Кто когда-нибудь залезал в кузов грузовика, знает, что при этом человек обычно держится руками за борт, заносит вперед одну ногу и подтягивается внутрь крытого кузова. В это время в темноте его поджидает наш агент, который ловко пользуется склоненной вперед позой пассажира.
Как только голова немца оказывается во мраке кузова, боевик обхватывает его двумя руками вокруг шеи под подбородком (как бы обратный захват) и падает навзничь на спину на специально постеленный матрац, который заглушает звуки. Падение назад с захваченной шеей жертвы моментально удушает ее и ломает шейные позвонки.
Однажды из английского лагеря поблизости от нашей базы сбежала женщина – бывшая эсэсовка. Когда англичане обнаружили это, они разослали ее фотографии, сделанные в лагере (анфас и в профиль), по всем контрольным пунктам военной полиции. Мы пошли в лагерь беженцев и нашли ее. Когда мы обратились к ней по-немецки, она разыграла из себя венгерку и сказала, что говорит только по-венгерски. Без проблем. Мы подставили ей подростка венгра, который сказал эсэсовке: «Скоро в Палестину отходит пароход с нелегальными беженцами из Венгрии». Ей ничего не оставалось, как заглотить наживку и пойти с нами к автомашине. Я и Заро (Меир Зореа, позднее ставший генералом Армии обороны Израиля) сели сзади, а за руль сел Карми. Он сказал нам: «Когда доеду до подходящего пустынного места, посигналю. Это будет знак, что вы должны ее ликвидировать».
Так мы и сделали. Ее последний выкрик на немецком был: “Was ist los?” («Что происходит?») Чтобы удостовериться, что она мертва, Карми сделал контрольный выстрел. Затем мы придали ее телу и окружающему месту такой вид, будто здесь произошло изнасилование.

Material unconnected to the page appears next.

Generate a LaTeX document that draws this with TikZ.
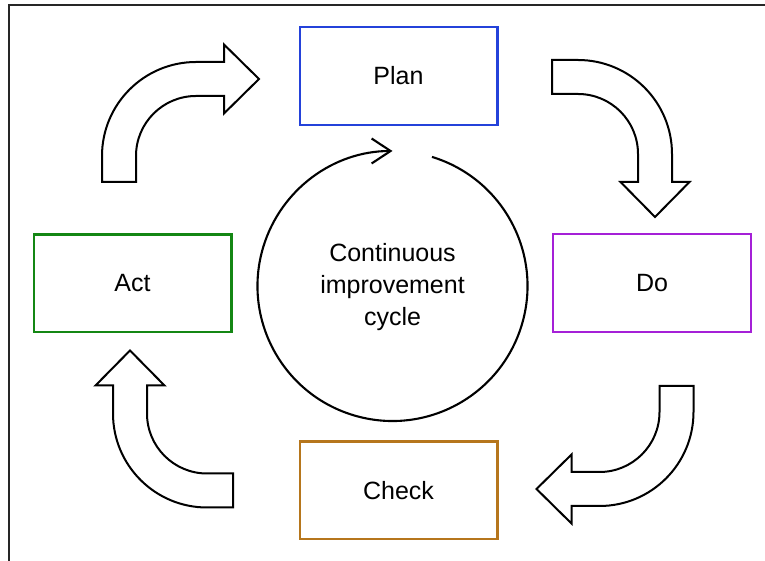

В большинстве случаев мы везли нацистов к небольшой линии укреплений в горах[47]. Там были заброшенные укрепленные пещеры. Чаще всего перед казнью нацисты теряли высокомерие, когда узнавали, что мы евреи. «Пощадите мою жену и детей!» Мы могли бы спросить их, сколько их жертв-евреев обращались к ним с такой мольбой в лагерях смерти!